The builder's alternative
One more world deserves its passport stamp, from a different direction entirely. Rec Room is less a landscape than a city of player-built rooms — laser tag arenas, escape rooms, talk shows, entire games built inside the game. The horizon test doesn't quite apply; instead there's a doorway test, and Rec Room passes it millions of times over. Full cross-play with consoles and PC means your friends are probably already inside somewhere.
It also highlights what mobile open worlds do better than their console cousins: presence. A world in your pocket gets visited in dentist waiting rooms and airport gates, five minutes at a time, until it feels less like a game you play and more like a place you live near. Genshin's Teyvat earned that status for me this year; your candidate may differ.
Storage remains the honest tax on all of this. Audit your phone before installing the heavyweights — delete the games you're keeping out of guilt, not joy.
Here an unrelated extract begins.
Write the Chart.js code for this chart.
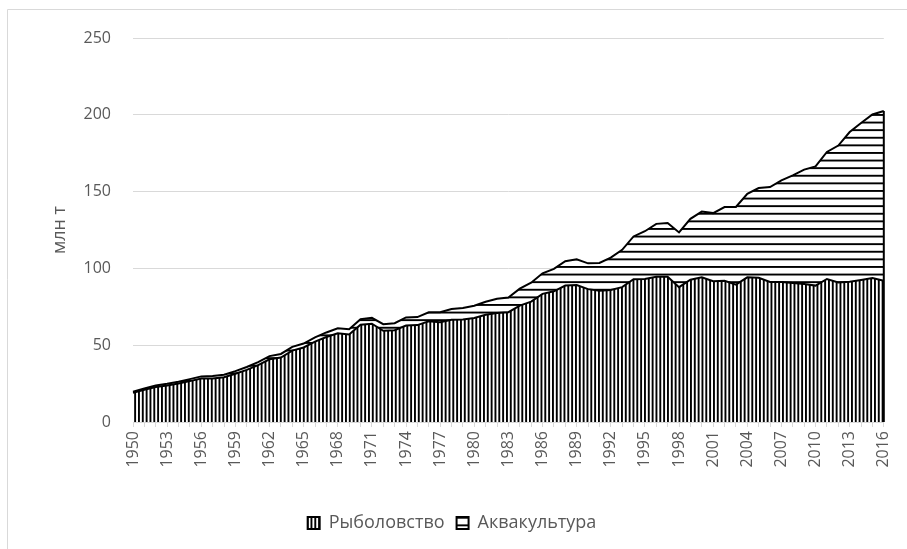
<!DOCTYPE html>
<html lang="ru">
<head>
<meta charset="utf-8">
<title>Рыболовство и аквакультура</title>
<script src="https://cdn.jsdelivr.net/npm/chart.js@4.4.1/dist/chart.umd.min.js"></script>
<style>
  html, body { margin: 0; padding: 0; background: #fff; }
  #wrap { position: relative; width: 907px; height: 549px; }
</style>
</head>
<body>
<div id="wrap"><canvas id="chart" width="907" height="549"></canvas></div>
<script>
(function() {
  'use strict';

  // years 1950..2016, every third one is labelled
  var years = [];
  for (var yr = 1950; yr <= 2016; yr++) years.push(String(yr));
  var labelEvery = 3;

  // млн т
  var fishing = [
    19.0, 21.0, 22.8, 23.8, 25.0, 26.6, 28.3, 28.4, 29.2, 31.4,
    33.9, 37.0, 40.8, 42.0, 46.5, 48.5, 52.3, 55.3, 57.8, 57.0,
    63.3, 64.0, 59.4, 59.8, 62.8, 63.1, 65.6, 64.9, 66.5, 66.7,
    67.7, 69.8, 71.0, 71.5, 75.8, 78.4, 83.4, 85.1, 88.8, 89.2,
    86.5, 85.5, 86.0, 87.8, 93.0, 93.1, 94.6, 94.6, 87.8, 92.6,
    94.2, 91.6, 91.9, 89.4, 94.2, 93.9, 91.2, 91.2, 90.5, 89.9,
    88.8, 93.1, 90.9, 91.3, 92.5, 93.7, 91.9
  ];
  var aquaculture = [
    0.8, 0.9, 1.0, 1.1, 1.2, 1.3, 1.4, 1.5, 1.6, 1.7,
    1.9, 2.0, 2.1, 2.3, 2.4, 2.6, 2.8, 3.0, 3.2, 3.4,
    3.6, 3.8, 4.3, 4.5, 5.3, 5.2, 5.8, 6.5, 7.0, 7.5,
    8.0, 8.5, 9.2, 9.6, 11.0, 12.3, 13.4, 14.6, 15.9, 16.7,
    16.8, 18.0, 21.0, 24.3, 27.8, 31.1, 34.4, 35.0, 35.6, 39.7,
    42.8, 44.4, 48.0, 50.6, 54.4, 58.4, 61.8, 66.1, 70.1, 74.4,
    77.6, 82.7, 89.1, 97.5, 102.2, 106.5, 110.6
  ];
  var yTicks = { min: 0, max: 250, step: 50 };

  var canvas = document.getElementById('chart');
  var ctx = canvas.getContext('2d');
  var textColor = '#595959';
  var lineColor = '#d9d9d9';

  Chart.defaults.font.family = '"Open Sans", "Liberation Sans", sans-serif';

  function stripes(vertical) {
    var c = document.createElement('canvas');
    var g = c.getContext('2d');
    var period = vertical ? 23 : 38;
    var count = vertical ? 6 : 5;
    c.width = vertical ? period : 8;
    c.height = vertical ? 8 : period;
    g.fillStyle = '#fff';
    g.fillRect(0, 0, c.width, c.height);
    g.fillStyle = '#000';
    for (var k = 0; k < count; k++) {
      var p = k * period / count;
      if (vertical) g.fillRect(p, 0, 1.9, c.height);
      else g.fillRect(0, p, c.width, 1.9);
    }
    return ctx.createPattern(c, 'repeat');
  }

  var framePlugin = {
    id: 'frame',
    beforeDraw: function(chart) {
      var c = chart.ctx;
      c.save();
      c.strokeStyle = lineColor;
      c.lineWidth = 1;
      c.beginPath();
      c.moveTo(7.5, chart.height);
      c.lineTo(7.5, 9.5);
      c.lineTo(chart.width, 9.5);
      c.stroke();
      c.restore();
    }
  };

  // closing edge of the stacked area at the last year
  var edgePlugin = {
    id: 'edge',
    afterDatasetsDraw: function(chart) {
      var meta = chart.getDatasetMeta(1);
      var pt = meta.data[meta.data.length - 1];
      if (!pt) return;
      var c = chart.ctx;
      c.save();
      c.strokeStyle = '#000';
      c.lineWidth = 2;
      c.beginPath();
      c.moveTo(pt.x, pt.y);
      c.lineTo(pt.x, chart.scales.y.getPixelForValue(0));
      c.stroke();
      c.restore();
    }
  };

  new Chart(canvas, {
    type: 'line',
    data: {
      labels: years,
      datasets: [
        {
          label: 'Рыболовство',
          data: fishing,
          fill: 'origin',
          backgroundColor: stripes(true),
          borderColor: '#000',
          borderWidth: 2,
          pointRadius: 0,
          tension: 0
        },
        {
          label: 'Аквакультура',
          data: aquaculture,
          fill: '-1',
          backgroundColor: stripes(false),
          borderColor: '#000',
          borderWidth: 2,
          pointRadius: 0,
          tension: 0
        }
      ]
    },
    options: {
      responsive: false,
      animation: false,
      layout: { padding: { top: 38, right: 19, bottom: 7, left: 16 } },
      plugins: {
        tooltip: { enabled: false },
        legend: {
          position: 'bottom',
          labels: {
            color: textColor,
            boxWidth: 12,
            boxHeight: 12,
            padding: 12,
            font: { size: 18 }
          }
        }
      },
      scales: {
        x: {
          type: 'category',
          offset: false,
          grid: { drawOnChartArea: false, drawTicks: true, tickLength: 5, color: lineColor },
          border: { color: lineColor },
          ticks: {
            autoSkip: false,
            minRotation: 90,
            maxRotation: 90,
            color: textColor,
            padding: 4,
            font: { size: 16 },
            callback: function(value, index) {
              return index % labelEvery === 0 ? this.getLabelForValue(value) : '';
            }
          },
          afterFit: function(scale) { scale.height = 80; }
        },
        y: {
          stacked: true,
          min: yTicks.min,
          max: yTicks.max,
          grid: { color: lineColor, drawTicks: false },
          border: { display: false },
          ticks: { stepSize: yTicks.step, color: textColor, padding: 22, font: { size: 16 } },
          title: { display: true, text: 'млн т', color: textColor, font: { size: 18 }, padding: { top: 33, bottom: 0 } },
          afterFit: function(scale) { scale.width = 117; }
        }
      }
    },
    plugins: [framePlugin, edgePlugin]
  });
})();
</script>
</body>
</html>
A world deserves room to breathe.
Battery is the other quiet constraint nobody mentions in reviews. Big worlds drain phones fast — Genshin can empty a full charge in a couple of hours of dedicated exploring — so the pocket-world lifestyle pairs well with a cheap power bank and a graphics setting one notch below your ego.
Cloud saves are the final checkbox: every pick here supports them, so a lost phone never means a lost world. Turn them on before you get attached.
Before you wander off
Practical advice: check storage before you fall in love. Genshin wants tens of gigabytes; Terraria barely wants any. And give each world one aimless session — no quests, no objectives, just walking. It's the fastest way to learn whether a world is truly open or just large. The great ones make that pointless walk the best part of your week.